En su Ensayo sobre la lucidez, José Saramago reflexiona acerca de una sociedad donde el 80 por ciento decide votar en blanco en unas elecciones sobre el supuesto de que no encuentran alternativas de cambio en las propuestas políticas -ni en las personas-. Si bien la Constitución Nacional (artículo 258) señala que «Deberá repetirse por una sola vez la votación para (…) la primera vuelta en las elecciones presidenciales, cuando los votos en blanco constituyan mayoría absoluta en relación con los votos válidos…» y que «… no podrán presentarse los mismos candidatos…», eso difícilmente tendría lugar aquí porque carecemos de esa cultura; muchos, más bien, se quedan en casa durmiendo, sumándose al abstencionismo, cosa que los políticos, según el Nobel portugués, prefieren sobre el voto en blanco, porque este último «dice una sola cosa: que lo que está proponiendo el sistema político no le está gustando al elector».
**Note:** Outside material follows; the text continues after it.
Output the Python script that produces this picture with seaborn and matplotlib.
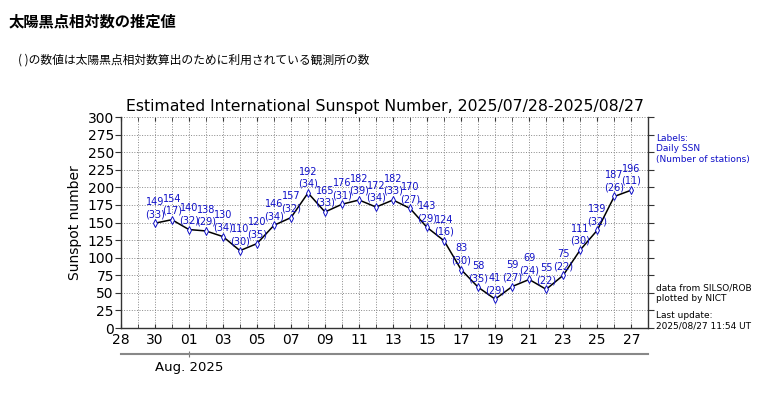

Recordé ese libro al conocer los resultados de la última encuesta de Yanhaas para La FM, en la que a la pregunta de por quién votaría si las elecciones para Presidente fueran hoy y el presidente Uribe no participara como candidato, los encuestados respondieron así: por ‘ninguno de los anteriores’ (¿o debería decirse por ‘ninguno de los siguientes’?), el 16,18 por ciento; por Sergio Fajardo, el 13,64; en blanco, el 10,42; por Vargas Lleras, el 10,24; por Andrés Felipe Arias, el 9,45; por Noemí, el 7,85; por César Gaviria, el 3,82; por Lucho Garzón, el 3,72, y por Mockus, el 3,33 por ciento.
Por supuesto que en la encuesta no están todos los que son ni son todos los que están, pero entre ‘ninguno de los anteriores’ y el voto en blanco suman casi 27 por ciento. Y claro está también que de ahí a la mayoría absoluta hay mucho trecho, y que de aquí al día de las elecciones -con Uribe o sin él- faltan muchos meses, pero lo que ello significa en medio de una atmósfera enrarecida por escándalos prefabricados y críticas desmedidas es que la gente no encuentra alternativas no ya para el cambio, como señala Saramago, sino para la continuidad, que es lo que piden las mayorías.
Todo esto ocurre, precisamente, porque el electorado no se identifica con las propuestas que están sobre la mesa, que no pasan de ser simples agresiones verbales y maniobras para armar gavillas entre facciones, que son como el agua y el aceite. Sorprende que después de seis años, la oposición siga practicando la misma estrategia cerril de apostarle al desprestigio del Primer Mandatario, y que su accionar se limite a esperar sentada -con una fe que se le abona- que la popularidad de aquel se derrumbe de un momento a otro. La oposición, en general, no sólo se dedicó a tratar temas de cocina -como dice Petro-, sino que, simplemente, renunció a hacer política, agobiada por el gigantismo del Gulliver que habita Palacio.
Y si la reelección no es buena para la democracia -aunque sí lo sea para el país-, menos bueno aún es que las fuerzas opositoras se nieguen a proponer, a plantear su visión política, aun cuando no tengan claridad en sus programas o estos se compongan de ideas que no calan entre los colombianos. Por lo menos les serían reconocidos el esfuerzo y la honestidad, y serían vistas como verdaderas alternativas de poder. No es casual que Fajardo sea el mejor posicionado cuando es el único que está dedicado a conocer los problemas del país, mientras los demás se dedican a armar conciliábulos.
Por eso es muy simplista aducir que el problema es que Uribe siente fascinación por el poder y es incapaz de renunciar a él. Más bien lo que ocurre es que sus posibles sucesores, por preparados y capaces que sean, no logran mostrarse como una opción confiable ante el electorado, y este, en su lucidez, prefiere dejar las cosas como están: según la misma encuesta, si Uribe fuera candidato obtendría el 71 por ciento de los votos. Si eso no es democracia, no sé qué será.